◆ SET TASK ◆
Repeat everything from the first line of the listing below through the line that contains "ax2 = fig.add_axes([0.5427, 0.0923, 0.4136, 0.849])", exactly. Leave out pictures.

◆ WORKING DATA ◆
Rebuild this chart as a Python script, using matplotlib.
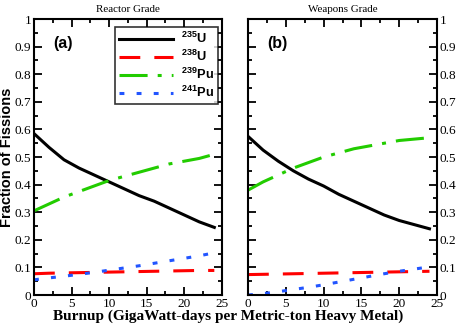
import numpy as np
import matplotlib
matplotlib.use('Agg')
import matplotlib.pyplot as plt
from matplotlib.ticker import MultipleLocator

# burnup points (GWd/MTHM)
burnup = [0, 2, 4, 6, 8, 10, 12, 14, 16, 18, 20, 22, 24]

# (a) reactor grade
ra_u235 = [0.585, 0.535, 0.49, 0.46, 0.435, 0.41, 0.385, 0.36, 0.34, 0.315, 0.29, 0.265, 0.245]
ra_u238 = [0.077, 0.079, 0.080, 0.081, 0.082, 0.083, 0.084, 0.085, 0.086, 0.087, 0.088, 0.089, 0.089]
ra_pu239 = [0.305, 0.33, 0.355, 0.375, 0.395, 0.415, 0.43, 0.445, 0.46, 0.475, 0.485, 0.495, 0.51]
ra_pu241 = [0.055, 0.062, 0.068, 0.075, 0.082, 0.09, 0.098, 0.106, 0.115, 0.124, 0.133, 0.142, 0.153]

# (b) weapons grade
wg_u235 = [0.575, 0.525, 0.485, 0.45, 0.42, 0.395, 0.365, 0.34, 0.315, 0.29, 0.27, 0.255, 0.24]
wg_u238 = [0.074, 0.075, 0.076, 0.077, 0.078, 0.079, 0.080, 0.081, 0.082, 0.083, 0.084, 0.085, 0.086]
wg_pu239 = [0.38, 0.41, 0.435, 0.46, 0.48, 0.5, 0.515, 0.53, 0.54, 0.55, 0.56, 0.565, 0.57]
wg_pu241 = [0.0, 0.005, 0.012, 0.02, 0.028, 0.037, 0.047, 0.057, 0.067, 0.077, 0.086, 0.094, 0.102]

labels = ['$^{235}$U', '$^{238}$U', '$^{239}$Pu', '$^{241}$Pu']
yticklabels = ['0', '0.1', '0.2', '0.3', '0.4', '0.5', '0.6', '0.7', '0.8', '0.9', '1']

serif = 'Liberation Serif'
sans = 'Liberation Sans'
plt.rcParams['font.family'] = serif
plt.rcParams['mathtext.fontset'] = 'custom'
plt.rcParams['mathtext.rm'] = 'Liberation Sans:bold'

fig = plt.figure(figsize=(4.57, 3.25), dpi=100)
ax1 = fig.add_axes([0.0744, 0.0923, 0.411, 0.849])
ax2 = fig.add_axes([0.5427, 0.0923, 0.4136, 0.849])


def draw(ax, u235, u238, pu239, pu241):
    ax.plot(burnup, u235, color='black', lw=2.2, ls='-', label=labels[0])
    ax.plot(burnup, u238, color='#ff0000', lw=2.2, ls=(0, (6.8, 4.6)), label=labels[1])
    ax.plot(burnup, pu239, color='#22cc00', lw=2.2, ls=(0, (9.2, 3.3, 1.3, 3.3)), label=labels[2])
    ax.plot(burnup, pu241, color='#2255ff', lw=2.2, ls=(0, (1.6, 4.0)), label=labels[3])
    ax.set_xlim(0, 25)
    ax.set_ylim(0, 1)
    ax.xaxis.set_major_locator(MultipleLocator(5))
    ax.xaxis.set_minor_locator(MultipleLocator(2.5))
    ax.yaxis.set_minor_locator(MultipleLocator(0.05))
    ax.set_yticks(np.arange(0, 1.01, 0.1))
    ax.set_yticklabels(yticklabels)
    ax.tick_params(which='both', direction='in', top=True, right=True, width=1.3)
    ax.tick_params(which='major', length=5.5, labelsize=9.5, pad=2)
    ax.tick_params(which='minor', length=3)
    for s in ax.spines.values():
        s.set_linewidth(1.5)


draw(ax1, ra_u235, ra_u238, ra_pu239, ra_pu241)
draw(ax2, wg_u235, wg_u238, wg_pu239, wg_pu241)

ax2.tick_params(labelleft=False, labelright=True)

ax1.set_title('Reactor Grade', fontsize=7.9, pad=5)
ax2.set_title('Weapons Grade', fontsize=7.9, pad=5)

ax1.text(2.5, 0.913, '(a)', fontfamily=sans, fontweight='bold', fontsize=11.5, va='center')
ax2.text(2.5, 0.913, '(b)', fontfamily=sans, fontweight='bold', fontsize=11.5, va='center')

ax1.set_ylabel('Fraction of Fissions', fontfamily=sans, fontweight='bold', fontsize=10.5)
ax1.yaxis.set_label_coords(-0.105, 0.5)

leg = ax1.legend(loc='upper right', bbox_to_anchor=(0.979, 0.971), borderaxespad=0,
                 prop={'family': sans, 'weight': 'bold', 'size': 9.3},
                 frameon=True, fancybox=False, edgecolor='black', handlelength=4.2,
                 borderpad=0.3, labelspacing=0.22, handletextpad=0.6)
leg.get_frame().set_linewidth(1.2)

fig.text(0.5, 0.007, 'Burnup (GigaWatt-days per Metric-ton Heavy Metal)',
         fontweight='bold', fontsize=11, ha='center', va='bottom')

fig.savefig('out.png', dpi=100)
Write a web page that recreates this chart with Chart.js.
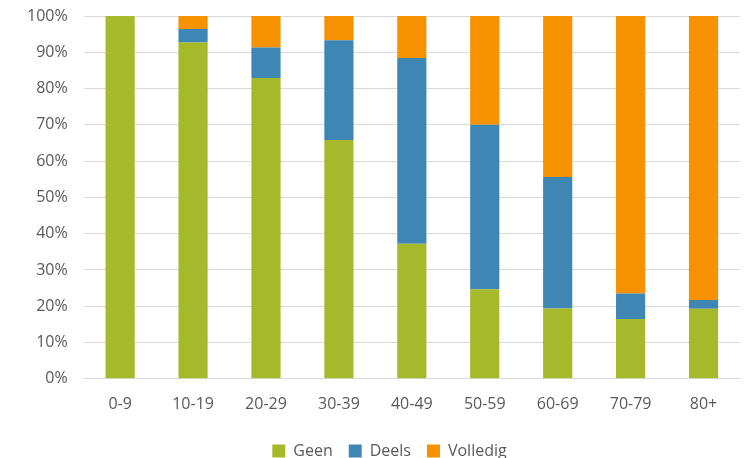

◆ COMPLETE ANSWER ◆
Rebuild this chart as a Python script, using matplotlib.
import numpy as np
import matplotlib
matplotlib.use('Agg')
import matplotlib.pyplot as plt
from matplotlib.ticker import MultipleLocator

# burnup points (GWd/MTHM)
burnup = [0, 2, 4, 6, 8, 10, 12, 14, 16, 18, 20, 22, 24]

# (a) reactor grade
ra_u235 = [0.585, 0.535, 0.49, 0.46, 0.435, 0.41, 0.385, 0.36, 0.34, 0.315, 0.29, 0.265, 0.245]
ra_u238 = [0.077, 0.079, 0.080, 0.081, 0.082, 0.083, 0.084, 0.085, 0.086, 0.087, 0.088, 0.089, 0.089]
ra_pu239 = [0.305, 0.33, 0.355, 0.375, 0.395, 0.415, 0.43, 0.445, 0.46, 0.475, 0.485, 0.495, 0.51]
ra_pu241 = [0.055, 0.062, 0.068, 0.075, 0.082, 0.09, 0.098, 0.106, 0.115, 0.124, 0.133, 0.142, 0.153]

# (b) weapons grade
wg_u235 = [0.575, 0.525, 0.485, 0.45, 0.42, 0.395, 0.365, 0.34, 0.315, 0.29, 0.27, 0.255, 0.24]
wg_u238 = [0.074, 0.075, 0.076, 0.077, 0.078, 0.079, 0.080, 0.081, 0.082, 0.083, 0.084, 0.085, 0.086]
wg_pu239 = [0.38, 0.41, 0.435, 0.46, 0.48, 0.5, 0.515, 0.53, 0.54, 0.55, 0.56, 0.565, 0.57]
wg_pu241 = [0.0, 0.005, 0.012, 0.02, 0.028, 0.037, 0.047, 0.057, 0.067, 0.077, 0.086, 0.094, 0.102]

labels = ['$^{235}$U', '$^{238}$U', '$^{239}$Pu', '$^{241}$Pu']
yticklabels = ['0', '0.1', '0.2', '0.3', '0.4', '0.5', '0.6', '0.7', '0.8', '0.9', '1']

serif = 'Liberation Serif'
sans = 'Liberation Sans'
plt.rcParams['font.family'] = serif
plt.rcParams['mathtext.fontset'] = 'custom'
plt.rcParams['mathtext.rm'] = 'Liberation Sans:bold'

fig = plt.figure(figsize=(4.57, 3.25), dpi=100)
ax1 = fig.add_axes([0.0744, 0.0923, 0.411, 0.849])
ax2 = fig.add_axes([0.5427, 0.0923, 0.4136, 0.849])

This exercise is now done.